Below are entries; repeat exactly, and nothing else, the lines from the one holding "Write a Python" through the one holding "xshift=24, yshift=-2, font=font)", inclusive. Leave the pictures out.
___ Exercise inputs ___
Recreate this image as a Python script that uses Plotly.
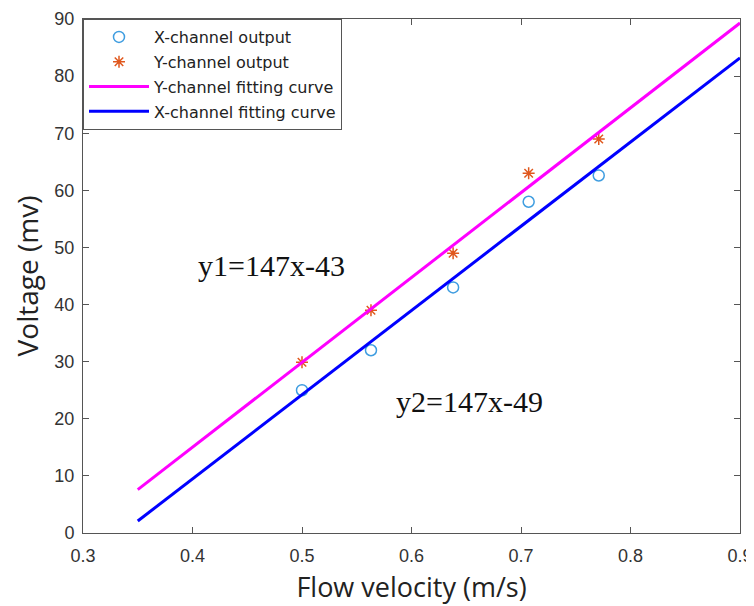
import plotly.graph_objects as go

# Data
velocity = [0.5, 0.563, 0.638, 0.707, 0.771]
x_channel = [25.0, 32.0, 43.0, 58.0, 62.6]
y_channel = [29.9, 39.0, 49.0, 63.0, 69.0]

fit_velocity = [0.35, 0.9]
y_fit = [7.6, 89.3]
x_fit = [2.1, 83.2]

x_ticks = [0.3, 0.4, 0.5, 0.6, 0.7, 0.8, 0.9]
y_ticks = [0, 10, 20, 30, 40, 50, 60, 70, 80, 90]

eq1_text = "y1=147x-43"
eq2_text = "y2=147x-49"

fig = go.Figure()
fig.add_trace(go.Scatter(
    x=velocity, y=x_channel, mode="markers", name="X-channel output", legendgroup="a",
    marker=dict(symbol="circle-open", size=11, color="#3f9de0", line=dict(width=1.5)),
))
fig.add_trace(go.Scatter(
    x=velocity, y=y_channel, mode="markers", name="Y-channel output", legendgroup="b",
    marker=dict(symbol="asterisk-open", size=10, color="#e0581e", line=dict(width=1.5, color="#e0581e")),
))
fig.add_trace(go.Scatter(
    x=fit_velocity, y=y_fit, mode="lines", name="Y-channel fitting curve", legendgroup="c",
    line=dict(color="#ff00ff", width=3),
))
fig.add_trace(go.Scatter(
    x=fit_velocity, y=x_fit, mode="lines", name="X-channel fitting curve", legendgroup="d",
    line=dict(color="#0000ff", width=3),
))

fig.add_annotation(x=0.472, y=46.9, xref="x", yref="y", text=eq1_text, showarrow=False,
                   font=dict(family="Liberation Serif", size=30, color="#111111"))
fig.add_annotation(x=0.653, y=23.1, xref="x", yref="y", text=eq2_text, showarrow=False,
                   font=dict(family="Liberation Serif", size=30, color="#111111"))

axis_common = dict(
    showgrid=False, zeroline=False, showline=True, linecolor="#555555", linewidth=1,
    mirror="ticks", ticks="inside", ticklen=6, tickcolor="#555555", automargin=False,
    tickfont=dict(family="Liberation Sans", size=18, color="#333333"),
)

fig.update_xaxes(range=[0.3, 0.9], tickvals=x_ticks, ticktext=[f"{v:.1f}" for v in x_ticks],
                 ticklabelstandoff=6,
                 title=dict(text="Flow velocity (m/s)", font=dict(family="Open Sans", size=27, color="#222222"),
                            standoff=13),
                 **axis_common)
fig.update_yaxes(range=[0, 90], tickvals=y_ticks, ticklabelstandoff=4,
                 title=dict(text="Voltage (mv)", font=dict(family="Open Sans", size=28, color="#222222"),
                            standoff=11),
                 **axis_common)

# the page body has an 8px margin, so the figure is sized to fit the window
fig.update_layout(
    width=746, height=598,
    margin=dict(l=75, r=14, t=11, b=73),
    plot_bgcolor="white", paper_bgcolor="white",
    showlegend=True,
    legend=dict(x=0, y=1, xanchor="left", yanchor="top",
                bordercolor="#555555", borderwidth=1, bgcolor="white",
                font=dict(family="DejaVu Sans", size=16, color="#222222"),
                itemwidth=60, tracegroupgap=1),
)

fig.write_html("out.html")
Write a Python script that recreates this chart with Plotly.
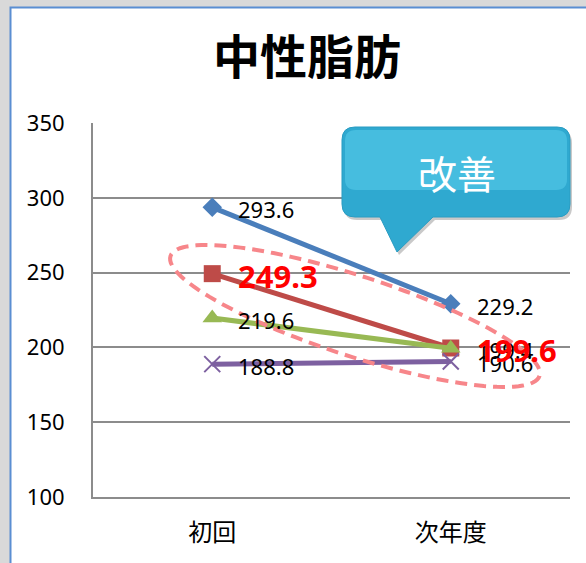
import math
import plotly.graph_objects as go

# ---- data ----
categories = ["初回", "次年度"]
series_names = ["系列1", "系列2", "系列3", "系列4"]
blue_vals = [293.6, 229.2]
red_vals = [249.3, 199.6]
green_vals = [219.6, 199.4]
purple_vals = [188.8, 190.6]
y_ticks = [100, 150, 200, 250, 300, 350]
title_text = "中性脂肪"
callout_text = "改善"

W, H = 586, 563
L, R, T, B = 93, 16, 123, 66
PW, PH = W - L - R, H - T - B

def px(x):
    return (x - L) / PW

def py(y):
    return (H - B - y) / PH

x_idx = list(range(len(categories)))
fig = go.Figure()

styles = [
    (blue_vals, "#4a7ebb", dict(symbol="diamond", size=15, color="#4a7ebb")),
    (red_vals, "#be4b48", dict(symbol="square", size=17, color="#be4b48")),
    (green_vals, "#98b954", dict(symbol="triangle-up", size=17, color="#98b954")),
    (purple_vals, "#7d60a0", dict(symbol="x-thin", size=16, color="#7d60a0",
                                 line=dict(width=2, color="#7d60a0"))),
]
for name, (vals, col, mk) in zip(series_names, styles):
    fig.add_trace(go.Scatter(x=x_idx, y=vals, mode="lines+markers", name=name,
                             line=dict(color=col, width=5), marker=mk,
                             hoverinfo="skip"))

# data labels
label_font = dict(family="Noto Sans, Open Sans, sans-serif", size=22, color="black")
red_font = dict(family="Noto Sans, Open Sans, sans-serif", size=31, color="#ff0000")
for vals, font, bold in [(blue_vals, label_font, False), (green_vals, label_font, False),
                         (purple_vals, label_font, False), (red_vals, red_font, True)]:
    for xi, v in zip(x_idx, vals):
        fig.add_annotation(x=xi, y=v, xref="x", yref="y", text=(f"<b>{v}</b>" if bold else f"{v}"),
                           showarrow=False, xanchor="left", yanchor="middle",
                           xshift=24, yshift=-2, font=font)

shapes = []
# chart frame (white with blue border) over gray page
shapes.append(dict(type="rect", xref="paper", yref="paper", layer="below",
                   x0=px(10.5), x1=px(620), y0=py(7.5), y1=py(620),
                   fillcolor="white", line=dict(color="#5a8ed2", width=2)))

# dashed ellipse
cx, cy, a, b, th = 355, 316, 194, 40, math.radians(18)
pts = []
for i in range(121):
    t = 2 * math.pi * i / 120
    ex = cx + a * math.cos(t) * math.cos(th) - b * math.sin(t) * math.sin(th)
    ey = cy + a * math.cos(t) * math.sin(th) + b * math.sin(t) * math.cos(th)
    pts.append((px(ex), py(ey)))
path = "M " + " L ".join(f"{x:.5f},{y:.5f}" for x, y in pts) + " Z"
shapes.append(dict(type="path", xref="paper", yref="paper", layer="above", path=path,
                   line=dict(color="#f7868a", width=4, dash="12px,7px")))

# callout
def callout_path(x0, y0, x1, y1, r, bx0, bx1, tipx, tipy, dx=0, dy=0):
    P = [("M", [(x0 + r, y0)]), ("L", [(x1 - r, y0)]), ("Q", [(x1, y0), (x1, y0 + r)]),
         ("L", [(x1, y1 - r)]), ("Q", [(x1, y1), (x1 - r, y1)]),
         ("L", [(bx1, y1)]), ("L", [(tipx, tipy)]), ("L", [(bx0, y1)]),
         ("L", [(x0 + r, y1)]), ("Q", [(x0, y1), (x0, y1 - r)]),
         ("L", [(x0, y0 + r)]), ("Q", [(x0, y0), (x0 + r, y0)])]
    s = ""
    for cmd, ps in P:
        s += cmd + " " + " ".join(f"{px(x + dx):.5f},{py(y + dy):.5f}" for x, y in ps) + " "
    return s + "Z"

shapes.append(dict(type="path", xref="paper", yref="paper", layer="above",
                   path=callout_path(342, 127, 570, 217, 13, 380, 433, 397, 252, 2, 3),
                   fillcolor="rgba(60,60,60,0.28)", line=dict(width=0)))
shapes.append(dict(type="path", xref="paper", yref="paper", layer="above",
                   path=callout_path(342, 127, 570, 217, 13, 380, 433, 397, 252),
                   fillcolor="#2fa9d0", line=dict(color="#2a9cc2", width=1)))
shapes.append(dict(type="path", xref="paper", yref="paper", layer="above",
                   path=callout_path(345, 130, 567, 190, 11, 400, 401, 400, 190),
                   fillcolor="rgba(90,205,235,0.55)", line=dict(width=0)))

fig.add_annotation(x=px(457), y=py(172), xref="paper", yref="paper", text=callout_text,
                   showarrow=False, xanchor="center", yanchor="middle",
                   font=dict(family="Noto Sans CJK JP", size=39, color="white"))

fig.update_layout(
    width=W, height=H,
    margin=dict(l=L, r=R, t=T, b=B, pad=0),
    paper_bgcolor="#d9d9d9", plot_bgcolor="white",
    showlegend=False,
    shapes=shapes,
    title=dict(text=f"<b>{title_text}</b>", x=px(307), xref="paper", xanchor="center",
               y=1 - 58 / H, yanchor="middle",
               font=dict(family="Noto Sans CJK JP", size=47, color="black")),
    xaxis=dict(range=[-0.5, 1.5], tickvals=x_idx, ticktext=categories, showgrid=False,
               zeroline=False, showline=True, linecolor="#8c8c8c", linewidth=2,
               ticks="outside", ticklen=13, tickcolor="rgba(0,0,0,0)",
               tickfont=dict(family="Noto Sans CJK JP", size=24, color="black"),
               fixedrange=True),
    yaxis=dict(range=[100, 350], tickvals=y_ticks, showgrid=True, gridcolor="#8c8c8c",
               gridwidth=2, zeroline=False, showline=True, linecolor="#8c8c8c", linewidth=2,
               ticks="outside", ticklen=22, tickcolor="rgba(0,0,0,0)",
               tickfont=dict(family="Noto Sans, Open Sans, sans-serif", size=22, color="black"),
               fixedrange=True),
)

fig.write_html("out.html",
               config={"displayModeBar": False},
               post_script="document.body.style.margin='0';document.body.style.background='#d9d9d9';")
___
◆ **Output**
Write a Python script that recreates this chart with Plotly.
import math
import plotly.graph_objects as go

# ---- data ----
categories = ["初回", "次年度"]
series_names = ["系列1", "系列2", "系列3", "系列4"]
blue_vals = [293.6, 229.2]
red_vals = [249.3, 199.6]
green_vals = [219.6, 199.4]
purple_vals = [188.8, 190.6]
y_ticks = [100, 150, 200, 250, 300, 350]
title_text = "中性脂肪"
callout_text = "改善"

W, H = 586, 563
L, R, T, B = 93, 16, 123, 66
PW, PH = W - L - R, H - T - B

def px(x):
    return (x - L) / PW

def py(y):
    return (H - B - y) / PH

x_idx = list(range(len(categories)))
fig = go.Figure()

styles = [
    (blue_vals, "#4a7ebb", dict(symbol="diamond", size=15, color="#4a7ebb")),
    (red_vals, "#be4b48", dict(symbol="square", size=17, color="#be4b48")),
    (green_vals, "#98b954", dict(symbol="triangle-up", size=17, color="#98b954")),
    (purple_vals, "#7d60a0", dict(symbol="x-thin", size=16, color="#7d60a0",
                                 line=dict(width=2, color="#7d60a0"))),
]
for name, (vals, col, mk) in zip(series_names, styles):
    fig.add_trace(go.Scatter(x=x_idx, y=vals, mode="lines+markers", name=name,
                             line=dict(color=col, width=5), marker=mk,
                             hoverinfo="skip"))

# data labels
label_font = dict(family="Noto Sans, Open Sans, sans-serif", size=22, color="black")
red_font = dict(family="Noto Sans, Open Sans, sans-serif", size=31, color="#ff0000")
for vals, font, bold in [(blue_vals, label_font, False), (green_vals, label_font, False),
                         (purple_vals, label_font, False), (red_vals, red_font, True)]:
    for xi, v in zip(x_idx, vals):
        fig.add_annotation(x=xi, y=v, xref="x", yref="y", text=(f"<b>{v}</b>" if bold else f"{v}"),
                           showarrow=False, xanchor="left", yanchor="middle",
                           xshift=24, yshift=-2, font=font)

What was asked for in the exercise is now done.